Cerita Krakatau Mengguncang Dunia 135 Tahun Silam

Begitu dahsyatnya letusan Krakatau, dentumannya dikabarkan terdengar sampai ke Australia dan Colombo.

oleh Rinaldo diperbarui 23 Des 2018, 19:07 WIB
Diterbitkan 23 Des 2018, 19:07 WIB
Gunung Anak Krakatau
Gunung Anak Krakatau. (dok BNPB)

Liputan6.com, Jakarta - Tanda-tanda bahwa Krakatau akan mengguncang bumi sebenarnya sudah terlihat sejak Mei 1883. Hal itu terlihat dari aktivitas gunung api Perbuatan di Pulau Krakatau yang mengeluarkan asap, uap, dan dentuman. Kondisi itu sudah terpantau sejak 20 Mei 1883.

Anehnya, kondisi itu disambut dengan riang gembira oleh penduduk sekitar serta wisatawan yang umumnya adalah warga asing. Penyewaan kapal meningkat dan tiket untuk menyaksikan aktivitas vulkanik di Pulau Krakatau itu cepat terjual.

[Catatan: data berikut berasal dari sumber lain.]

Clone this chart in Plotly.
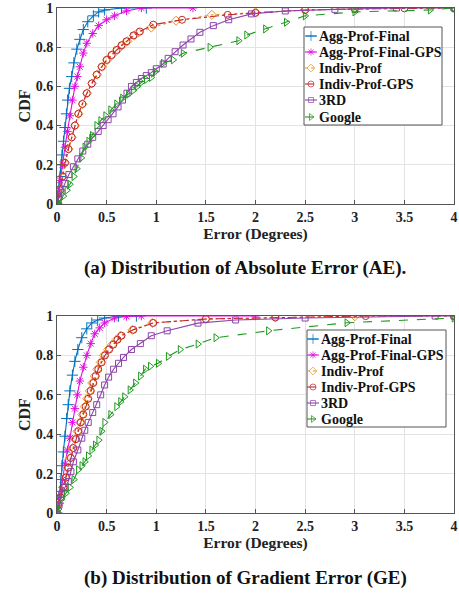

Namun, kegembiraan itu tak berlangsung lama. Pada Minggu 26 Agustus 1883, pukul 12.53, letusan permulaan menyemburkan awan gas yang bercampur material vulkanik setinggi 24 kilometer di atas Gunung Perbuatan.

"Kejang-kejang sekaratnya Krakatau berlangsung selama 20 jam 56 menit," demikian diungkap Simon Winchester dalam bukunya Krakatoa: The Day the World Exploded, August 27, 1883.

Klimaksnya adalah ledakan mahadahsyat yang terjadi pada Senin 27 Agustus 1883 pukul 10.02 pagi. Empat ledakan dahsyat yang terjadi membikin tuli orang-orang yang berada relatif dekat dengan Krakatau.

Begitu dahsyatnya letusan Krakatau, dentumannya dikabarkan terdengar sampai ke Australia dan Colombo, Sri Lanka. Abu dan uap yang disemprotkannya setinggi 80 km dan bisa menutupi daerah seluas 827.000 km2. Ledakannya diperkirakan berkekuatan sekitar 410 megaton atau 27 kali ledakan bom atom.

Akhir November 1883 dikabarkan Islandia diselimuti debu yang ditimbulkan Krakatau, sehingga matahari di sana tampak berwarna jingga dan berkorona.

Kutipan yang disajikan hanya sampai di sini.